Der BGH hat mit Urteil vom 23.06.2022 (IX ZR 75/21) entschieden, dass ein Zahlungsempfänger, der im Vorfeld einer Insolvenz Zahlungen des Schuldners erhält und von einem Sanierungskonzept Kenntnis hat, grundsätzlich auf schlüssige Angaben des Schuldners oder des von ihm beauftragten Sanierungsberaters zum Sanierungskonzept vertrauen darf. Er soll nicht verpflichtet sein, die laufende Umsetzung des Konzepts zu überprüfen. Nach der Entscheidung soll der Vertrauensschutz nur entfallen, wenn er erhebliche Anhaltspunkte hat, dass er getäuscht werden soll, das Sanierungskonzept keine Aussicht auf Erfolg hat oder gescheitert ist.

Ein Insolvenzverwalter nahm einen Berater im Wege der Insolvenzanfechtung auf Rückzahlung von drei Zahlungen auf Vergütungsansprüche für die Prüfung von Jahres- und Konzernabschlüssen und Lage- und Konzernberichten für den Zeitraum Februar bis Mai 2014 nach § 133 Abs. 1 InsO (vorsätzliche Gläubigerbenachteiligung) in Anspruch.

Das Landgericht hat der Klage stattgegeben, die Berufung war nur in geringem Umfang erfolgreich. Die Revision führte zur Aufhebung und Zurückverweisung an das Berufungsgericht.

Für ihre Leistungen hatte die Anfechtungsgegnerin von der Schuldnerin im Februar, März und Mai 2014 die vom Insolvenzverwalter angefochtenen Zahlungen erhalten. Zum Zeitpunkt des Erhalts der Zahlungen stand fest, dass Maßnahmen eines Sanierungskonzeptes, das nicht die Anfechtungsgegnerin erstellt hatte, noch nicht umgesetzt worden waren. Die beklagte Anfechtungsgegnerin hatte in ihrer Eigenschaft als Beraterin im Januar 2014 selbst darauf hingewiesen, dass der Fortbestand der späteren Schuldnerin ohne weitere Maßnahmen gefährdet sei und das Konzept noch nicht vollständig umgesetzt worden war.

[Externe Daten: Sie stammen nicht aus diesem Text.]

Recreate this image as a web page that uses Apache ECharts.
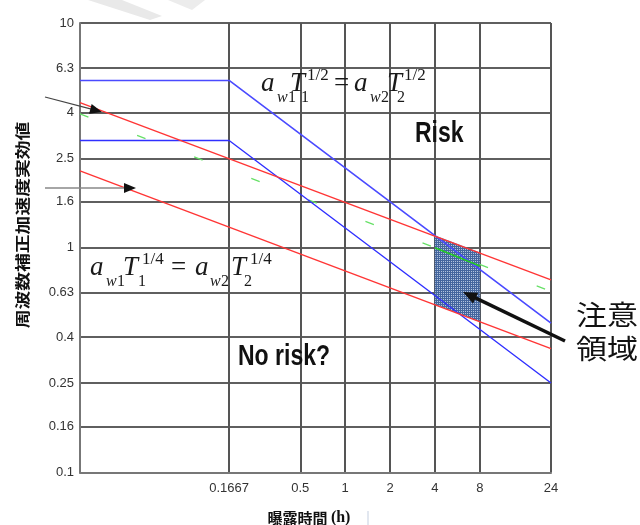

Der BGH führt aus, dass es bei Erhalt von Zahlungen auf der Grundlage eines schlüssigen Sanierungskonzeptes genüge, wenn der Anfechtungsgegner zur Widerlegung der Vermutung des Gläubigerbenachteiligungsvorsatzes des Schuldners konkrete Umstände darlegt und beweist, die es naheliegend erscheinen lassen, dass ihm der Gläubigerbenachteiligung Vorsatz im Hinblick auf den Sanierungsversuch unbekannt geblieben ist. Der BGH stellt allerdings klar, dass eine bloße Sanierungshoffnung nicht genügt. Es müsse der Erfolg aber nicht sicher sein.